Enangudi is the main village which is unified with neighbouring villages like Adalaiyur, Karipakkam, Ketharimangalam, Putthagaram, Kayathoor, Karuppuoor, Thepiramangalam, Vawvaladi and Pakkam Kottor.

The nearest town of significant size is Tiruvarur which is 16 km away, Mayiladuthurai is 30 km and Nagapattinam is around 28 km away.
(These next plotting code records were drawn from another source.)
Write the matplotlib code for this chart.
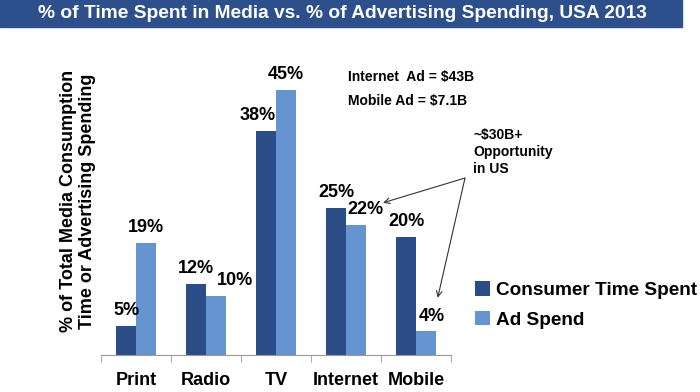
import matplotlib.pyplot as plt
import matplotlib.patches as mpatches
import numpy as np

categories = ["Print", "Radio", "TV", "Internet", "Mobile"]
time_spent = [5, 12, 38, 25, 20]
ad_spend = [19, 10, 45, 22, 4]
series_names = ["Consumer Time Spent", "Ad Spend"]

dark = "#2B4C87"
light = "#6594D1"
banner = "#2D4F8C"

plt.rcParams['font.family'] = ['Liberation Sans', 'DejaVu Sans']
plt.rcParams['font.weight'] = 'bold'

fig = plt.figure(figsize=(7, 3.92), dpi=100)
fig.patch.set_facecolor("white")

# title banner
fig.patches.append(mpatches.Rectangle((0, 1 - 27 / 392), 682 / 700, 27 / 392,
                                      transform=fig.transFigure, color=banner, zorder=0))
fig.text(342 / 700, 1 - 14 / 392, "% of Time Spent in Media vs. % of Advertising Spending, USA 2013",
         color="white", fontsize=13.8, fontweight="bold", ha="center", va="center")

ax = fig.add_axes([101 / 700, 37 / 392, 350 / 700, 295 / 392])
x = np.arange(len(categories))
w = 0.28
ax.bar(x - w / 2, time_spent, w, color=dark, label=series_names[0])
ax.bar(x + w / 2, ad_spend, w, color=light, label=series_names[1])

ax.set_xlim(-0.5, len(categories) - 0.5)
ax.set_ylim(0, 50)
for s in ["top", "right", "left"]:
    ax.spines[s].set_visible(False)
ax.spines["bottom"].set_color("#999999")
ax.set_yticks([])
ax.set_xticks(x)
ax.set_xticklabels(categories, fontsize=13, fontweight="bold")
ax.tick_params(axis="x", which="major", length=0, pad=12)
ax.set_xticks(np.arange(-0.5, len(categories)), minor=True)
ax.tick_params(axis="x", which="minor", length=5, color="#999999")

# label nudges in points (dark, light)
nudge_dark = [0, 0, -6, 0, 0]
nudge_light = [0, 14, 0, 7, 4]
for i in range(len(categories)):
    ax.annotate(f"{time_spent[i]}%", (x[i] - w / 2, time_spent[i]), xytext=(nudge_dark[i], 11),
                textcoords="offset points", ha="center", va="center", fontsize=13, fontweight="bold")
    ax.annotate(f"{ad_spend[i]}%", (x[i] + w / 2, ad_spend[i]), xytext=(nudge_light[i], 11),
                textcoords="offset points", ha="center", va="center", fontsize=13, fontweight="bold")

fig.text(78 / 700, 1 - 201 / 392, "% of Total Media Consumption\nTime or Advertising Spending",
         rotation=90, ha="center", va="center", multialignment="center", fontsize=13, fontweight="bold")

fig.text(348 / 700, 1 - 77 / 392, "Internet  Ad = $43B", fontsize=10, fontweight="bold", va="center")
fig.text(348 / 700, 1 - 101 / 392, "Mobile Ad = $7.1B", fontsize=10, fontweight="bold", va="center")
fig.text(473 / 700, 1 - 152 / 392, "~$30B+\nOpportunity\nin US", fontsize=10, fontweight="bold",
         va="center", linespacing=1.25)

start = (4.7, 30)
for tip in [(3.53, 25.8), (4.31, 9.7)]:
    ax.annotate("", xy=tip, xytext=start, annotation_clip=False,
                arrowprops=dict(arrowstyle="->", color="#333333", lw=0.8, shrinkA=0, shrinkB=0))

leg = ax.legend(loc="center left", bbox_to_anchor=(458 / 700, 1 - 305 / 392),
                bbox_transform=fig.transFigure, frameon=False, fontsize=13.7,
                handlelength=0.8, handleheight=0.8, handletextpad=0.3, labelspacing=0.6)

fig.savefig("out.png", dpi=100)
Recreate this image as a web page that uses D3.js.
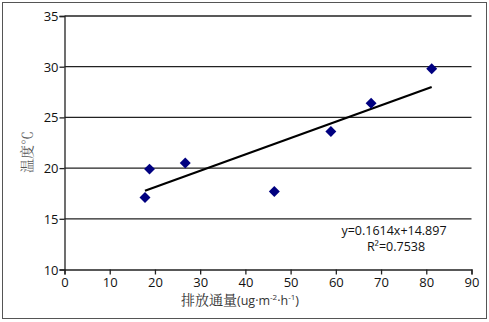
<!DOCTYPE html>
<html><head><meta charset="utf-8">
<script src="https://cdn.jsdelivr.net/npm/d3@7"></script>
<style>body{margin:0;background:#fff}svg{display:block}</style>
</head><body>
<svg id="c" width="489" height="322"></svg>
<script>
const xValues = [17.8, 18.8, 26.7, 46.4, 58.9, 67.8, 81.2];
const yValues = [17.1, 19.9, 20.5, 17.7, 23.6, 26.4, 29.8];
const xTicks = [0,10,20,30,40,50,60,70,80,90];
const yTicks = [10,15,20,25,30,35];
const slope = 0.1614, intercept = 14.897;
const eqLabel = "y=0.1614x+14.897";
const r2Label = "R²=0.7538";
const xTitle = "排放通量";
const yTitle = "温度℃";

const svg = d3.select("#c");
svg.append("rect").attr("x",2.5).attr("y",2.5).attr("width",484).attr("height",316)
  .attr("fill","#fff").attr("stroke","#555").attr("stroke-width",1);

const x = d3.scaleLinear().domain([0,90]).range([64.5,471.5]);
const y = d3.scaleLinear().domain([10,35]).range([269.5,16]);
const font = "'Open Sans', 'Liberation Sans', sans-serif";

// gridlines
svg.append("g").selectAll("line").data(yTicks.filter(d=>d>10)).join("line")
  .attr("x1",x(0)).attr("x2",x(90)).attr("y1",d=>y(d)).attr("y2",d=>y(d))
  .attr("stroke","#222").attr("stroke-width",1.3);

const xa = svg.append("g").attr("transform",`translate(0,${y(10)})`)
  .call(d3.axisBottom(x).tickValues(xTicks).tickSize(5).tickPadding(3));
const ya = svg.append("g").attr("transform",`translate(${x(0)},0)`)
  .call(d3.axisLeft(y).tickValues(yTicks).tickSize(5).tickPadding(1));
[xa,ya].forEach(a=>{
  a.select(".domain").attr("stroke","#222").attr("stroke-width",1.3);
  a.selectAll(".tick line").attr("stroke","#222").attr("stroke-width",1.3);
  a.selectAll("text").attr("font-family",font).attr("font-size",13).attr("fill","#111");
});
ya.selectAll(".tick text").attr("dy","0.35em");

// trend line
const x0 = d3.min(xValues), x1 = d3.max(xValues);
svg.append("line").attr("x1",x(x0)).attr("y1",y(slope*x0+intercept))
  .attr("x2",x(x1)).attr("y2",y(slope*x1+intercept))
  .attr("stroke","#000").attr("stroke-width",2.2);

// markers
svg.append("g").selectAll("path").data(xValues.map((v,i)=>[v,yValues[i]])).join("path")
  .attr("d",d3.symbol().type(d3.symbolSquare).size(60))
  .attr("transform",d=>`translate(${x(d[0])},${y(d[1])}) rotate(45)`)
  .attr("fill","#000080");

// equation
svg.append("text").attr("x",394).attr("y",235).attr("text-anchor","middle")
  .attr("font-family",font).attr("font-size",12.5).attr("fill","#111").text(eqLabel);
svg.append("text").attr("x",396).attr("y",251).attr("text-anchor","middle")
  .attr("font-family",font).attr("font-size",12.5).attr("fill","#111").text(r2Label);

// axis titles
const xt = svg.append("text").attr("x",240).attr("y",305).attr("text-anchor","middle")
  .attr("fill","#333").attr("font-size",12.5);
xt.append("tspan").attr("font-family","'Noto Serif CJK SC','Noto Sans CJK SC',serif").attr("font-size",14).text(xTitle);
xt.append("tspan").attr("font-family",font).text("(ug·m");
xt.append("tspan").attr("font-family",font).attr("dy",-5).attr("font-size",8).text("-2");
xt.append("tspan").attr("font-family",font).attr("dy",5).text("·h");
xt.append("tspan").attr("font-family",font).attr("dy",-5).attr("font-size",8).text("-1");
xt.append("tspan").attr("font-family",font).attr("dy",5).text(")");

svg.append("text").attr("transform","translate(32,152) rotate(-90)").attr("text-anchor","middle")
  .attr("font-family","'Noto Serif CJK SC','Noto Sans CJK SC',serif").attr("font-size",14)
  .attr("fill","#555").text(yTitle);
</script>
</body></html>
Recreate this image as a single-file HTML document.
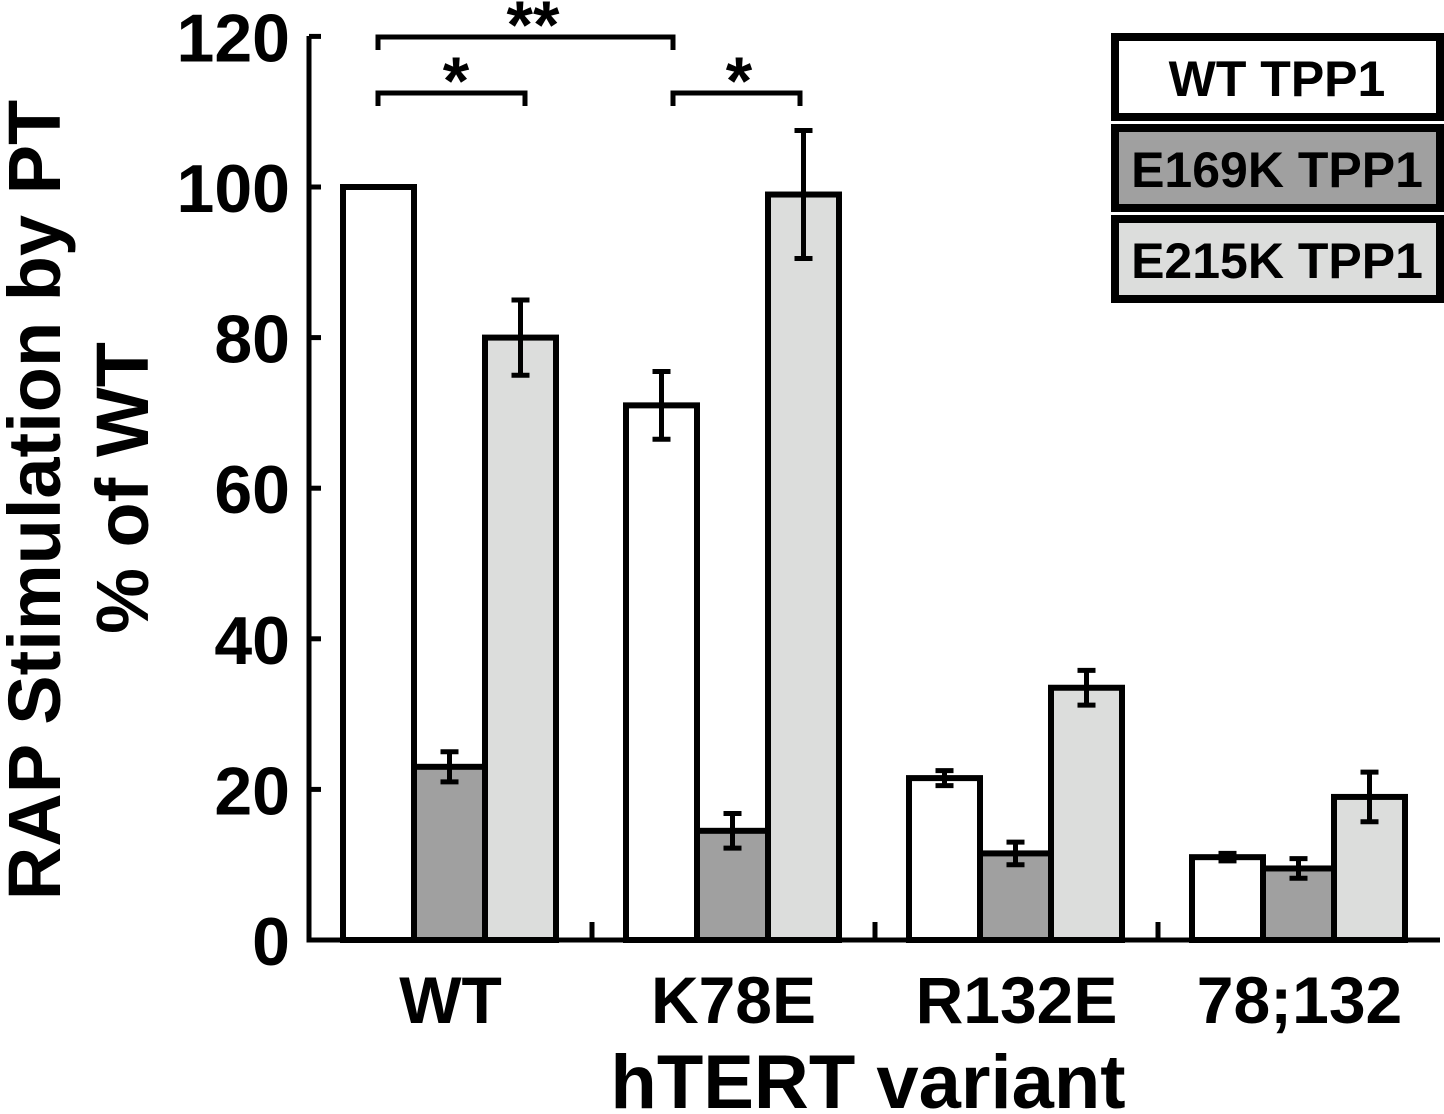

The nearest Railway station is Nannilam (Sannanaloor).

Enangudi has all the basic facilities such as secondary education, primary health, veterinary health and banking.

Bank
Indian overseas bank
tamilnad mercantile bank (Puthagaram)

Places of worship
MASJID:

East Jumma masjid
Middle masjid
Big masjid
Masjidul Aqsa
Ketharimangalam masjid
Tamil Nadu Thowheed Jamath Markas
Thowheed Markas without any organization
One Masjid in Vawvaladi
Two Masjids in Pakkam Kottor.

   And

TEMPLES:

Sivan Temple
7 virgo temple
Agaya Mariyamman temple
Selva vinayagar temple
Pidari Amman Temple
Kaliyamman Temple
Aiyyanar Temple
Vinayagar Temple

Schools 
1.      Government higher secondary School +12

2.      Government Elementary School 5 th

3.      Al Aman Crescent School +12

4.      Al-kathereyaa Matriculation hr. sec School +12

5.      SMT School 8th

People

Most of them own rice fields (Max. leased to sub farmers) and it is a means of income for them.

The majority of the population are Muslims, and most of the males are working in foreign countries like Singapore, Malaysia, Kuwait, Saudi Arabia, and UAE.  Manual labour is rapidly decreasing due to the government's 100-day jobs. TNTJ is a fast growing organization and T.M.M.k is the major community organization. T.M.M.K and M.J.K were providing ambulance services.

ENANGUDI -609701. is hosting the national PIN CODE-609 701 (Post Code).